Prowadzę również autorski cykl wywiadów w magazynie Sens „sensowne
ścieżki zdrowia”, ruszyłam z podcastem „kierunek zdrowie” na Storytel,
który też dotyczy zdrowia i zabrałam się za pisanie drugiej książki.
Pierwszy wywiad w życiu przeprowadziłam we wrześniu dwa i pół roku
temu; powstał na potrzeby „Holistycznych ścieżek zdrowia”. To było
bardzo trudne! Słuchać kogoś, jednocześnie trzymać się pytań, a potem
umiejętnie, by zachować myśl i charakter wypowiedzi rozmówcy, przełożyć
język mówiony na pisany. Wielkie wyzwanie i świetna, rozwojowa przygoda!
Skąd wziął się u ciebie
pomysł, by iść w życiu taką drogą?
Zaczęło się od wyboru, co zrobić z doświadczeniem, nie wchodząc w
szczegóły, które zebrałam, wspierając najbliższą osobę w chorobie. To
absolutnie indywidualny, intymny wybór, który każdy podejmuje sam. Znam
ludzi, którzy przeszli podobną drogę, zamykają drzwi, idą dalej i
czerpią z tego siłę. Ja postanowiłam nadać temu wszystkiemu jakiś sens,
zaczęłam od pytań, co możemy zrobić z trudnymi doświadczeniami
życiowymi, jak ze sobą pracować i się transformować. To był pierwszy
krok. Skupiłam się na pracy społecznej i mnie to wciągnęło.
Odnoszę wrażenie, że
wszystko, co robisz, jest spójne, że wszystko do siebie pasuje.
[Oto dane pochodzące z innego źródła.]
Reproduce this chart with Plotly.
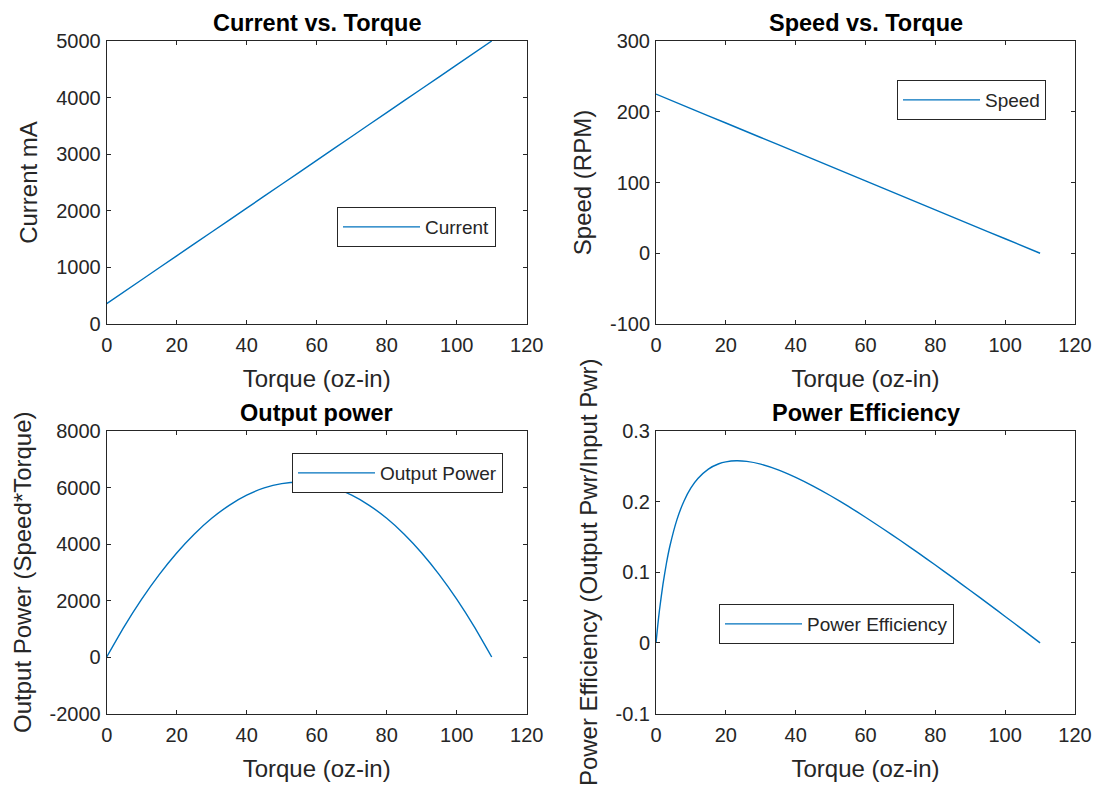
import plotly.graph_objects as go

# ---- data ----
torque_lin = [0, 10, 20, 30, 40, 50, 60, 70, 80, 90, 100, 110]
current_ma = [360, 782, 1204, 1625, 2047, 2469, 2891, 3313, 3735, 4156, 4578, 5000]
speed_rpm = [225, 204.5, 184.1, 163.6, 143.2, 122.7, 102.3, 81.8, 61.4, 40.9, 20.5, 0]

torque_pow = [0, 5, 10, 15, 20, 25, 30, 35, 40, 45, 50, 55, 60, 65, 70, 75, 80, 85, 90, 95, 100, 105, 110]
output_power = [0, 1074, 2045, 2915, 3682, 4347, 4909, 5369, 5727, 5984, 6136, 6188, 6136, 5984,
                5727, 5369, 4909, 4347, 3682, 2915, 2045, 1074, 0]

torque_eff = [0, 0.5, 1, 2, 3, 4, 6, 8, 10, 12, 15, 18, 20, 23, 26, 30, 35, 40, 45, 50, 55, 60,
              65, 70, 75, 80, 85, 90, 95, 100, 105, 110]
efficiency = [0, 0.0246, 0.0465, 0.0833, 0.1131, 0.1375, 0.1745, 0.2006, 0.2193, 0.2327, 0.2461,
              0.2536, 0.2563, 0.2579, 0.2570, 0.2531, 0.2450, 0.2344, 0.2220, 0.2083, 0.1935,
              0.1779, 0.1616, 0.1449, 0.1277, 0.1102, 0.0923, 0.0742, 0.0559, 0.0374, 0.0188, 0]

x_ticks = [0, 20, 40, 60, 80, 100, 120]
y_tick_vals = [
    [0, 1000, 2000, 3000, 4000, 5000],
    [-100, 0, 100, 200, 300],
    [-2000, 0, 2000, 4000, 6000, 8000],
    [-0.1, 0, 0.1, 0.2, 0.3],
]
y_tick_text = [
    ["0", "1000", "2000", "3000", "4000", "5000"],
    ["-100", "0", "100", "200", "300"],
    ["-2000", "0", "2000", "4000", "6000", "8000"],
    ["-0.1", "0", "0.1", "0.2", "0.3"],
]
titles = ["Current vs. Torque", "Speed vs. Torque", "Output power", "Power Efficiency"]
y_titles = ["Current mA", "Speed (RPM)", "Output Power (Speed*Torque)",
            "Power Efficiency (Output Pwr/Input Pwr)"]
x_title = "Torque (oz-in)"
legend_names = ["Current", "Speed", "Output Power", "Power Efficiency"]

# ---- styling ----
W, H = 1094, 789
FONT = "Liberation Sans, Arial, Helvetica, sans-serif"
AX = "#262626"
BLUE = "#0072BD"
TICK_SIZE = 20
LABEL_SIZE = 24
TITLE_SIZE = 23.5
LEGEND_SIZE = 19

fig = go.Figure()
series = [(torque_lin, current_ma), (torque_lin, speed_rpm), (torque_pow, output_power),
          (torque_eff, efficiency)]
for i, (xs, ys) in enumerate(series):
    sfx = "" if i == 0 else str(i + 1)
    fig.add_trace(go.Scatter(
        x=xs, y=ys, mode="lines", name=legend_names[i],
        line=dict(color=BLUE, width=1.4, shape="spline", smoothing=0.5),
        xaxis="x" + sfx, yaxis="y" + sfx, legend="legend" + sfx, showlegend=True,
    ))

# axes pixel boxes in window coordinates (left, right, top, bottom)
boxes = [(106.7, 526.7, 41, 324), (656, 1075, 41, 324),
         (106.7, 526.7, 431, 713.5), (656, 1075, 431, 713.5)]
y_ranges = [[0, 5000], [-100, 300], [-2000, 8000], [-0.1, 0.3]]

layout = dict(
    template="none",
    width=W, height=H, margin=dict(l=0, r=0, t=0, b=0, autoexpand=False),
    paper_bgcolor="white", plot_bgcolor="white",
    font=dict(family=FONT, color=AX), showlegend=True,
)
common = dict(showline=True, linecolor=AX, linewidth=1, mirror="ticks", ticks="inside",
              ticklen=4, tickcolor=AX, showgrid=False, zeroline=False, automargin=False,
              tickfont=dict(family=FONT, size=TICK_SIZE, color=AX))
annotations = []
for i, (l, r, t, b) in enumerate(boxes):
    sfx = "" if i == 0 else str(i + 1)
    layout["xaxis" + sfx] = dict(
        common, domain=[l / W, r / W], anchor="y" + sfx, range=[0, 120],
        tickvals=x_ticks, ticktext=[str(v) for v in x_ticks], ticklabelstandoff=3,
        title=dict(text=x_title, font=dict(size=LABEL_SIZE, color=AX), standoff=15),
    )
    layout["yaxis" + sfx] = dict(
        common, domain=[1 - b / H, 1 - t / H], anchor="x" + sfx, range=y_ranges[i],
        tickvals=y_tick_vals[i], ticktext=y_tick_text[i], ticklabelstandoff=1,
        title=dict(text=y_titles[i], font=dict(size=LABEL_SIZE, color=AX), standoff=11),
    )
    annotations.append(dict(
        text="<b>" + titles[i] + "</b>", xref="x" + sfx + " domain", yref="y" + sfx + " domain",
        x=0.5, y=1, xanchor="center", yanchor="bottom", yshift=3, showarrow=False,
        font=dict(family=FONT, size=TITLE_SIZE, color="black"),
    ))

legend_pos = [(337, 207), (897, 80), (292, 453), (719, 604)]
for i, (lx, ly) in enumerate(legend_pos):
    sfx = "" if i == 0 else str(i + 1)
    layout["legend" + sfx] = dict(
        x=lx / W, y=1 - ly / H, xanchor="left", yanchor="top", xref="paper", yref="paper",
        bgcolor="white", bordercolor=AX, borderwidth=1,
        font=dict(family=FONT, size=LEGEND_SIZE, color=AX), itemwidth=77,
    )
layout["annotations"] = annotations
fig.update_layout(**layout)
fig.write_html("out.html", config={"displayModeBar": False},
               post_script="document.body.style.margin='0';")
Staram się, żeby tak było. Widzę, że te wszystkie działania jakoś się
wzajemnie zasilają. Dobrze mi z tym, co robię, ale staram się cięgle
rozwijać. Chciałabym zagrać w ciekawym filmie, który by mnie spełnił i
pozwolił dotknąć czegoś innego. Jeśli przyjdzie taka rola, będę bardzo
szczęśliwa. Jeśli nie, mam co robić. Teraz bardzo się cieszę pracą na
planie „Barw szczęścia”, gdzie mam stały kontakt z aktorstwem i mogę
spotykać się ze wspaniałymi, życzliwymi ludźmi. Wszyscy są świetnymi
aktorami, trafił mi się super team.
Ostatnie miesiące to była prawdziwa pogoń. Oprócz pracy zawodowej,
rozwijamy działalność fundacji. W lutym odbył się zorganizowany przez
nas II Kongres Medycyny Integralnej, stale organizujemy akcje
edukacyjne. Żeby się w tym natłoku spraw nie pogubić, szukam chwil na
świadome spotkanie ze sobą. Dzięki nim wiem, gdzie jestem i czego
potrzebuję.
Tylko jak się zatrzymać,
gdy ambicja ciągle nakręca do działania?
Ambicja powinna być zdrowym impulsem do działania, wewnętrznym motorem,
a nie przymusem. Staram się codziennie medytować. Bardzo ważne są dla
mnie chwile ciszy, gdy staram się być uważna na to, co się dzieje. Mogę
się przyjrzeć emocjom, które w sobie mam. Uwielbiam też jogę i w ogóle
aktywność fizyczną. Kiedyś bardzo intensywnie trenowałam crossfit, ale
okazało się, że mam dyskopatię, dlatego teraz wybieram mniej
obciążające ćwiczenia.
Ze wszystkich rozmów przeprowadzonych z profesorami, specjalistami od
różnych aspektów zdrowego życia, wyłania się jeden wspólny mianownik.
Każdy z nich mówi to samo – najważniejsza jest systematyczność. Bez
przeciążania, skakania na głęboką wodę, ale regularnie, małymi krokami.
Wystarczy dziesięć minut ćwiczeń dziennie, które w perspektywie
miesięcy i lat dadzą znakomite efekty. I to chyba jest dla mnie
najważniejszą misją. Aktywizowanie do zmiany na lepsze.